Throughout the 1950s, the increasingly growing association continued to operate from the New York City. During the era, the association hosted its annual meeting at the Chemist’s Club in New York City. At the time, many of the CSMA members also were members of the Chemist’s Club.
In wake of Doc Hamilton’s retirement, Al Mulliken assumed leadership of CSMA in 1959, and steered the association through the changing business landscape of the 1960s and 70s. During the 1960s CSMA increased its staff, making the decision to bring on full-time experienced staffers who could better anticipate government action, not just react to it.
To establish a presence in closer proximity to the federal lawmakers introducing new bills that would have a direct impact on industry, CSMA relocated its headquarters from New York City to Washington, DC in 1974. Leadership of the association was turned over to Ralph Engel after Mulliken retired that year.
Following the move, CSMA’s Mid-Year and Annual meetings began to include more public policy programming as a reflection of the association’s shifting focus. CSMA also formed its own political action committee – CHEM-PAC during this time.
What began in 1914 as just a small band of companies with a common interest had become a full participant in the legislative and regulatory process.
During the early 1980s the U.S. Environmental Protection Agency began requiring the re-registration of pesticides in commercial use. In 1985, in response to the measure, Engel oversaw the formation of CSMA affiliate, the Product Ingredient Review or PIR program (then known as Pesticides Ingredient Review program). One of the first issues PIR addressed was registration for the active ingredient in insect repellent, DEET.
Also during this decade the federal government passes the Risk Retention Act of 1986, which paved the way for members of an association to establish a group self-insurance program. A year later, CSMA formed the Consumer Specialty Insurance Risk Retention Group.
Engel successfully led CSMA until the close of the century when he retired. To take the association into the new millennium, Chris Cathcart was named president in 2000. Coinciding with the new leadership, increased membership and an expanded focus, the name of the association was changed to the:
Consumer Specialty Products Association (CSPA)

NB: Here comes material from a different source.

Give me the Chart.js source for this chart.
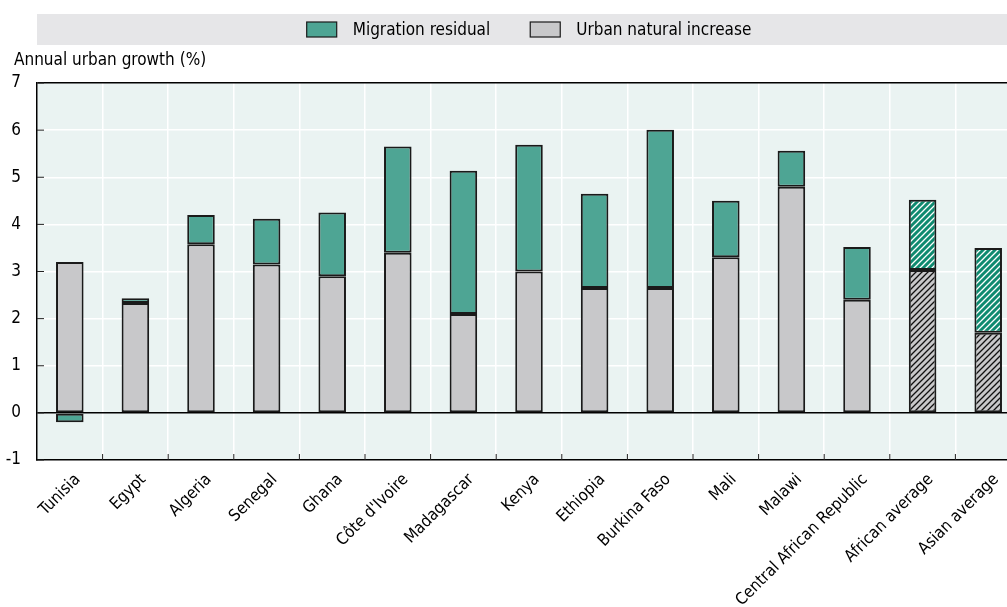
<!DOCTYPE html>
<html>
<head>
<meta charset="utf-8">
<script src="https://cdn.jsdelivr.net/npm/chart.js"></script>
<style>
  html, body { margin: 0; padding: 0; background: #fff; overflow: hidden; }
  #wrap { width: 1021px; height: 607px; }
</style>
</head>
<body>
<div id="wrap"><canvas id="chart" width="1021" height="607"></canvas></div>
<script>
"use strict";
// Données
const categories = ['Tunisia', 'Egypt', 'Algeria', 'Senegal', 'Ghana', "Côte d'Ivoire", 'Madagascar',
  'Kenya', 'Ethiopia', 'Burkina Faso', 'Mali', 'Malawi', 'Central African Republic',
  'African average', 'Asian average'];
const naturalIncrease = [3.2, 2.33, 3.58, 3.15, 2.9, 3.4, 2.1, 3.0, 2.65, 2.65, 3.3, 4.8, 2.4, 3.03, 1.7];
const migrationResidual = [-0.2, 0.1, 0.62, 0.97, 1.35, 2.25, 3.04, 2.69, 2.0, 3.36, 1.2, 0.76, 1.12, 1.49, 1.8];
const averageCategories = ['African average', 'Asian average'];
const seriesNames = ['Migration residual', 'Urban natural increase'];
const yAxisTitle = 'Annual urban growth (%)';
const yMin = -1, yMax = 7;

const FONT = "'Liberation Sans Narrow', 'Arial Narrow', 'DejaVu Sans Condensed', sans-serif";
const TEAL = '#4ea594';
const GREY = '#c8c8ca';

function hatch(bg, fg) {
  const c = document.createElement('canvas');
  c.width = 6; c.height = 6;
  const g = c.getContext('2d');
  g.fillStyle = bg;
  g.fillRect(0, 0, 6, 6);
  g.strokeStyle = fg;
  g.lineWidth = 1.3;
  g.beginPath();
  g.moveTo(0, 6); g.lineTo(6, 0);
  g.moveTo(-3, 3); g.lineTo(3, -3);
  g.moveTo(3, 9); g.lineTo(9, 3);
  g.stroke();
  return g.createPattern(c, 'repeat');
}
const tealHatch = hatch('#0e8a6f', '#ffffff');
const greyHatch = hatch('#c8c8ca', '#111111');
const isAvg = c => averageCategories.includes(c);

// fond de la zone de tracé, bandeau de légende, titre de l'axe Y
const backdrop = {
  id: 'backdrop',
  beforeDraw(chart) {
    const { ctx, chartArea } = chart;
    ctx.save();
    ctx.fillStyle = '#eaf3f2';
    ctx.fillRect(chartArea.left, chartArea.top, chartArea.right - chartArea.left, chartArea.bottom - chartArea.top);
    // légende
    ctx.fillStyle = '#e6e6e8';
    ctx.fillRect(chartArea.left, 14, chart.width - chartArea.left, 31);
    ctx.font = '17px ' + FONT;
    ctx.textBaseline = 'middle';
    const fills = [TEAL, GREY];
    const widths = seriesNames.map(t => 30 + 16 + ctx.measureText(t).width);
    const total = widths[0] + widths[1] + 40;
    let x = (chartArea.left + chart.width) / 2 - total / 2;
    seriesNames.forEach((t, i) => {
      ctx.fillStyle = fills[i];
      ctx.fillRect(x, 22, 30, 15);
      ctx.strokeStyle = '#1a1a1a';
      ctx.lineWidth = 1.2;
      ctx.strokeRect(x, 22, 30, 15);
      ctx.fillStyle = '#000';
      ctx.fillText(t, x + 46, 31);
      x += widths[i] + 40;
    });
    // titre de l'axe
    ctx.textAlign = 'left';
    ctx.fillText(yAxisTitle, 14, 61);
    ctx.restore();
  },
  afterDraw(chart) {
    const { ctx, chartArea, scales } = chart;
    ctx.save();
    ctx.strokeStyle = '#222';
    ctx.lineWidth = 1;
    ctx.beginPath();
    scales.y.ticks.forEach((t, i) => {
      const y = scales.y.getPixelForTick(i);
      ctx.moveTo(chartArea.left, y); ctx.lineTo(chartArea.left + 7, y);
    });
    for (let i = 1; i < categories.length; i++) {
      const x = (scales.x.getPixelForTick(i) + scales.x.getPixelForTick(i - 1)) / 2;
      ctx.moveTo(x, chartArea.bottom); ctx.lineTo(x, chartArea.bottom - 6);
    }
    ctx.stroke();
    ctx.restore();
  }
};

new Chart(document.getElementById('chart').getContext('2d'), {
  type: 'bar',
  data: {
    labels: categories,
    datasets: [{
      label: seriesNames[1],
      data: naturalIncrease,
      backgroundColor: categories.map(c => isAvg(c) ? greyHatch : GREY),
      borderColor: '#1a1a1a',
      borderWidth: 2,
      borderSkipped: false,
      barPercentage: 0.42,
      categoryPercentage: 1
    }, {
      label: seriesNames[0],
      data: migrationResidual,
      backgroundColor: categories.map(c => isAvg(c) ? tealHatch : TEAL),
      borderColor: '#1a1a1a',
      borderWidth: 2,
      borderSkipped: false,
      barPercentage: 0.42,
      categoryPercentage: 1
    }]
  },
  options: {
    responsive: false,
    animation: false,
    devicePixelRatio: 1,
    layout: { padding: { left: 0, top: 83, right: 0, bottom: 0 } },
    plugins: {
      legend: { display: false },
      tooltip: { enabled: false }
    },
    scales: {
      x: {
        stacked: true,
        grid: { color: '#ffffff', lineWidth: 1.5, drawTicks: false, offset: true },
        border: { color: '#000', width: 1.5 },
        ticks: {
          autoSkip: false, minRotation: 45, maxRotation: 45,
          color: '#000', font: { family: FONT, size: 16.5 }, padding: 10, labelOffset: 8
        },
        afterFit(scale) { scale.height = 147; }
      },
      y: {
        stacked: true,
        min: yMin, max: yMax,
        grid: {
          color: ctx => (ctx.tick && (ctx.tick.value === 0 || ctx.tick.value === yMax)) ? '#000' : '#ffffff',
          lineWidth: 1.5,
          drawTicks: false
        },
        border: { color: '#000', width: 1.5 },
        ticks: { stepSize: 1, color: '#000', font: { family: FONT, size: 17 }, padding: 16 },
        afterFit(scale) { scale.width = 37; }
      }
    }
  },
  plugins: [backdrop]
});
</script>
</body>
</html>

Under the leadership of Cathcart, the association has continued to show growth by increasing membership and adding a number of new product offerings, services and affiliates.
Among Cathcart’s initial contributions to the newly minted CSPA were the creation of a new affiliate program – the Alliance for Consumer Education (ACE) which has grown into a nationally renowned program, and the launch of new a comprehensive, voluntary product stewardship program for members known as Product Care®.
In 2000, as the association’s influence and reach increasingly expanded, a seventh division was added to the CSPA portfolio – the Air Care Products Division, which has become one of the fastest growing divisions. During the following year CSPA added the Consumer Aerosol Products Council (CAPCO) as an affiliate program. And the following year, the Compliance Assistance Group, Inc. (CAG) was formed.
With the association financially settled on solid ground, Cathcart moved CSPA on public policy toward building partnerships with other allied organizations and NGOs. During this period CSPA’s public policy outreach efforts yielded unprecedented success as the association was able to save the industry millions of dollars by challenging excessive legislation and regulations, and by 2011 PIR continued to grow with more than 40 groups formed.
Today CSPA is still located in our Nation’s Capital and serves an array of companies engaged in the manufacture, formulation, distribution and sale of $100 billion annually in the U.S. of hundreds of familiar consumer products.